## EXERCISE PROMPT
Write out the data again exactly, skipping every picture.

--- START OF SOURCE MATERIAL ---

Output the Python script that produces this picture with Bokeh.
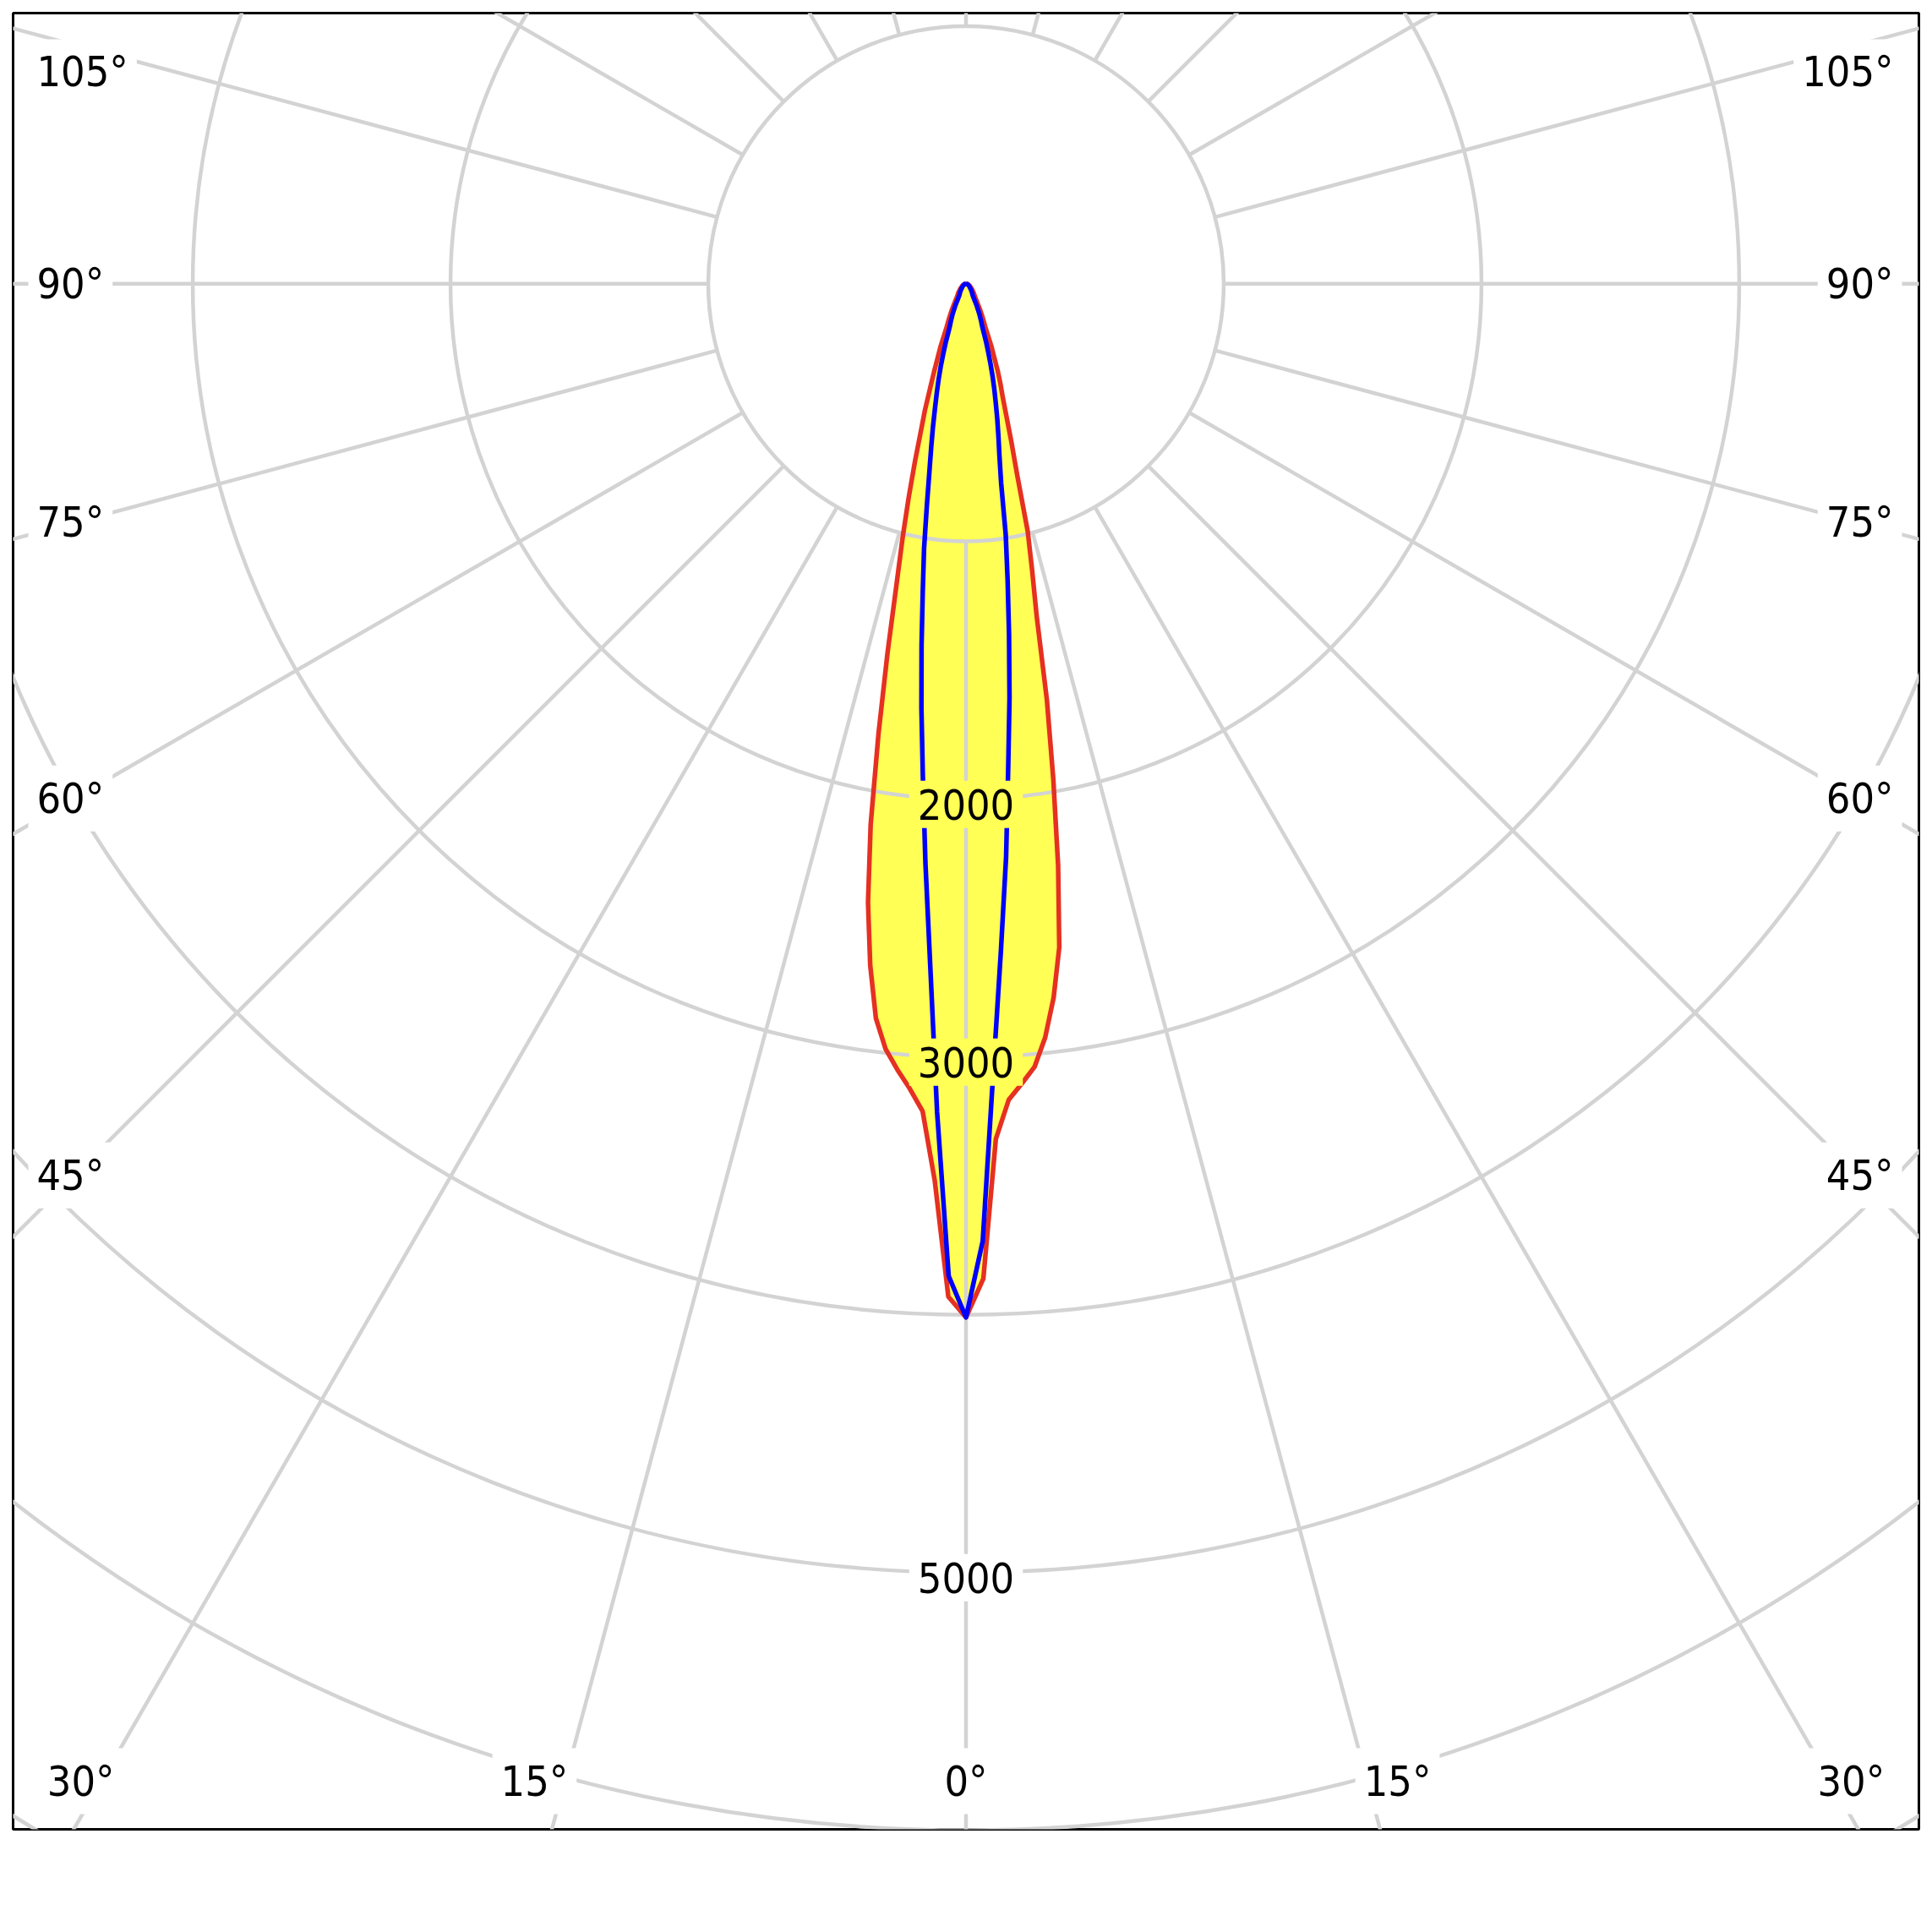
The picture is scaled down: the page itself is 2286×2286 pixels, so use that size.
import numpy as np
from bokeh.plotting import figure
from bokeh.models import Range1d
from bokeh.embed import file_html
from bokeh.resources import INLINE
from bokeh.core.properties import value

# ---------------- data (luminous intensity, cd) ----------------
ANGLES = [0, 1, 2, 3, 4, 5, 6, 7, 8, 9, 10, 11, 12, 13, 14, 15, 16, 17, 18, 19,
          20, 21, 22, 24, 26, 28, 30, 35, 40, 50, 60, 70, 80, 90]
RED_LEFT = [4010, 3930, 3480, 3215, 3130, 3060, 2985, 2870, 2670, 2430, 2130, 1780,
            1465, 1200, 1018, 860, 720, 600, 515, 425, 360, 305, 265, 185, 150, 120,
            95, 60, 47, 28, 17, 10, 5, 0]
RED_RIGHT = [4010, 3860, 3320, 3170, 3110, 3050, 2940, 2790, 2600, 2285, 1950, 1645,
             1320, 1140, 990, 765, 640, 535, 460, 410, 360, 305, 265, 185, 150, 120,
             95, 60, 47, 28, 17, 10, 5, 0]
BLUE_LEFT = [4010, 3850, 3215, 2650, 2255, 1920, 1655, 1415, 1205, 1040, 875, 745,
             650, 570, 497, 438, 385, 335, 285, 243, 200, 173, 157, 126, 95, 66,
             52, 40, 30, 18, 11, 7, 3, 0]
BLUE_RIGHT = [4010, 3715, 3050, 2590, 2230, 1880, 1615, 1370, 1160, 985, 785, 680,
              605, 540, 478, 425, 375, 325, 280, 240, 200, 173, 157, 126, 95, 66,
              52, 40, 30, 18, 11, 7, 3, 0]

RINGS = [1000, 2000, 3000, 4000, 5000, 6000, 7000]
RING_LABELS = [2000, 3000, 5000]
SPOKES = list(range(0, 360, 15))
SIDE_LABELS = [45, 60, 75, 90, 105]
BOTTOM_LABELS = [0, 15, 30]

# ---------------- styling / layout ----------------
PX = 0.305            # pixels per cd
U = 1 / PX            # cd per pixel
X0, X1 = -3697, 3697
Y0, Y1 = -5996, 1050
FILL = "#FFFF55"
RED = "#E53022"
BLUE = "#0000FF"
GRID = "#D3D3D3"
FONT = value("DejaVu Sans Condensed")
FSIZE = "50px"

p = figure(x_range=Range1d(X0, X1), y_range=Range1d(Y0, Y1),
           frame_width=int(round((X1 - X0) * PX)), frame_height=int(round((Y1 - Y0) * PX)),
           min_border_left=15, min_border_top=15, min_border_right=8, min_border_bottom=60,
           x_axis_type=None, y_axis_type=None, toolbar_location=None,
           output_backend="svg", title=None)
p.outline_line_color = "black"
p.outline_line_width = 3
p.background_fill_color = "white"
p.border_fill_color = "white"


def half(vals, side):
    a = np.radians(ANGLES)
    v = np.array(vals, dtype=float)
    return side * v * np.sin(a), -v * np.cos(a)


def curve(left, right):
    lx, ly = half(left, -1)
    rx, ry = half(right, 1)
    xs = np.concatenate([lx[::-1], rx[1:]])
    ys = np.concatenate([ly[::-1], ry[1:]])
    return xs, ys


rxs, rys = curve(RED_LEFT, RED_RIGHT)
bxs, bys = curve(BLUE_LEFT, BLUE_RIGHT)

# fill
p.patch(rxs, rys, fill_color=FILL, line_color=None)

# grid rings
p.circle(x=[0] * len(RINGS), y=[0] * len(RINGS), radius=RINGS,
         fill_color=None, line_color=GRID, line_width=4.5)

# spokes from first ring outward
sx, sy = [], []
for a in SPOKES:
    t = np.radians(a)
    sx.append([RINGS[0] * np.sin(t), 12000 * np.sin(t)])
    sy.append([-RINGS[0] * np.cos(t), -12000 * np.cos(t)])
p.multi_line(sx, sy, line_color=GRID, line_width=4.5)

# curves
p.line(rxs, rys, line_color=RED, line_width=5.5, line_join="round")
p.line(bxs, bys, line_color=BLUE, line_width=5.5, line_join="round")


def label(x, y, txt, align, bg):
    p.text(x=x, y=y, text=txt, text_font=FONT, text_font_size=FSIZE,
           text_color="black", text_align=align, text_baseline="middle",
           background_fill_color=bg, padding=10)


# radial value labels
max0 = min(RED_LEFT[0], RED_RIGHT[0])
for r in RING_LABELS:
    bg = FILL if r < max0 else "white"
    label([0], [-r - 6 * U], [str(r)], "center", bg)

# side angle labels
D = 1055 * U
top_clamp = Y1 - 70 * U
for a in SIDE_LABELS:
    t = np.radians(a)
    y = min(-D * np.cos(t) / np.sin(t), top_clamp)
    label([X0 + 18 * U], [y], [f"{a}°"], "left", "white")
    label([X1 - 20 * U], [y], [f"{a}°"], "right", "white")

# bottom angle labels
yb = Y0 + 57 * U
for a in BOTTOM_LABELS:
    t = np.radians(a)
    xr = np.tan(t) * (-yb) - 14 * U
    if a == 0:
        label([0], [yb], [f"{a}°"], "center", "white")
    else:
        label([max(-xr, X0 + 130 * U)], [yb], [f"{a}°"], "right", "white")
        label([min(xr, X1 - 130 * U)], [yb], [f"{a}°"], "left", "white")

open("out.html", "w").write(file_html(p, INLINE))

--- END OF SOURCE MATERIAL ---

## EXERCISE SOLUTION
Output the Python script that produces this picture with Bokeh.
The picture is scaled down: the page itself is 2286×2286 pixels, so use that size.
import numpy as np
from bokeh.plotting import figure
from bokeh.models import Range1d
from bokeh.embed import file_html
from bokeh.resources import INLINE
from bokeh.core.properties import value

# ---------------- data (luminous intensity, cd) ----------------
ANGLES = [0, 1, 2, 3, 4, 5, 6, 7, 8, 9, 10, 11, 12, 13, 14, 15, 16, 17, 18, 19,
          20, 21, 22, 24, 26, 28, 30, 35, 40, 50, 60, 70, 80, 90]
RED_LEFT = [4010, 3930, 3480, 3215, 3130, 3060, 2985, 2870, 2670, 2430, 2130, 1780,
            1465, 1200, 1018, 860, 720, 600, 515, 425, 360, 305, 265, 185, 150, 120,
            95, 60, 47, 28, 17, 10, 5, 0]
RED_RIGHT = [4010, 3860, 3320, 3170, 3110, 3050, 2940, 2790, 2600, 2285, 1950, 1645,
             1320, 1140, 990, 765, 640, 535, 460, 410, 360, 305, 265, 185, 150, 120,
             95, 60, 47, 28, 17, 10, 5, 0]
BLUE_LEFT = [4010, 3850, 3215, 2650, 2255, 1920, 1655, 1415, 1205, 1040, 875, 745,
             650, 570, 497, 438, 385, 335, 285, 243, 200, 173, 157, 126, 95, 66,
             52, 40, 30, 18, 11, 7, 3, 0]
BLUE_RIGHT = [4010, 3715, 3050, 2590, 2230, 1880, 1615, 1370, 1160, 985, 785, 680,
              605, 540, 478, 425, 375, 325, 280, 240, 200, 173, 157, 126, 95, 66,
              52, 40, 30, 18, 11, 7, 3, 0]

RINGS = [1000, 2000, 3000, 4000, 5000, 6000, 7000]
RING_LABELS = [2000, 3000, 5000]
SPOKES = list(range(0, 360, 15))
SIDE_LABELS = [45, 60, 75, 90, 105]
BOTTOM_LABELS = [0, 15, 30]

# ---------------- styling / layout ----------------
PX = 0.305            # pixels per cd
U = 1 / PX            # cd per pixel
X0, X1 = -3697, 3697
Y0, Y1 = -5996, 1050
FILL = "#FFFF55"
RED = "#E53022"
BLUE = "#0000FF"
GRID = "#D3D3D3"
FONT = value("DejaVu Sans Condensed")
FSIZE = "50px"

p = figure(x_range=Range1d(X0, X1), y_range=Range1d(Y0, Y1),
           frame_width=int(round((X1 - X0) * PX)), frame_height=int(round((Y1 - Y0) * PX)),
           min_border_left=15, min_border_top=15, min_border_right=8, min_border_bottom=60,
           x_axis_type=None, y_axis_type=None, toolbar_location=None,
           output_backend="svg", title=None)
p.outline_line_color = "black"
p.outline_line_width = 3
p.background_fill_color = "white"
p.border_fill_color = "white"


def half(vals, side):
    a = np.radians(ANGLES)
    v = np.array(vals, dtype=float)
    return side * v * np.sin(a), -v * np.cos(a)


def curve(left, right):
    lx, ly = half(left, -1)
    rx, ry = half(right, 1)
    xs = np.concatenate([lx[::-1], rx[1:]])
    ys = np.concatenate([ly[::-1], ry[1:]])
    return xs, ys


rxs, rys = curve(RED_LEFT, RED_RIGHT)
bxs, bys = curve(BLUE_LEFT, BLUE_RIGHT)

# fill
p.patch(rxs, rys, fill_color=FILL, line_color=None)

# grid rings
p.circle(x=[0] * len(RINGS), y=[0] * len(RINGS), radius=RINGS,
         fill_color=None, line_color=GRID, line_width=4.5)

# spokes from first ring outward
sx, sy = [], []
for a in SPOKES:
    t = np.radians(a)
    sx.append([RINGS[0] * np.sin(t), 12000 * np.sin(t)])
    sy.append([-RINGS[0] * np.cos(t), -12000 * np.cos(t)])
p.multi_line(sx, sy, line_color=GRID, line_width=4.5)

# curves
p.line(rxs, rys, line_color=RED, line_width=5.5, line_join="round")
p.line(bxs, bys, line_color=BLUE, line_width=5.5, line_join="round")


def label(x, y, txt, align, bg):
    p.text(x=x, y=y, text=txt, text_font=FONT, text_font_size=FSIZE,
           text_color="black", text_align=align, text_baseline="middle",
           background_fill_color=bg, padding=10)


# radial value labels
max0 = min(RED_LEFT[0], RED_RIGHT[0])
for r in RING_LABELS:
    bg = FILL if r < max0 else "white"
    label([0], [-r - 6 * U], [str(r)], "center", bg)

# side angle labels
D = 1055 * U
top_clamp = Y1 - 70 * U
for a in SIDE_LABELS:
    t = np.radians(a)
    y = min(-D * np.cos(t) / np.sin(t), top_clamp)
    label([X0 + 18 * U], [y], [f"{a}°"], "left", "white")
    label([X1 - 20 * U], [y], [f"{a}°"], "right", "white")

# bottom angle labels
yb = Y0 + 57 * U
for a in BOTTOM_LABELS:
    t = np.radians(a)
    xr = np.tan(t) * (-yb) - 14 * U
    if a == 0:
        label([0], [yb], [f"{a}°"], "center", "white")
    else:
        label([max(-xr, X0 + 130 * U)], [yb], [f"{a}°"], "right", "white")
        label([min(xr, X1 - 130 * U)], [yb], [f"{a}°"], "left", "white")

open("out.html", "w").write(file_html(p, INLINE))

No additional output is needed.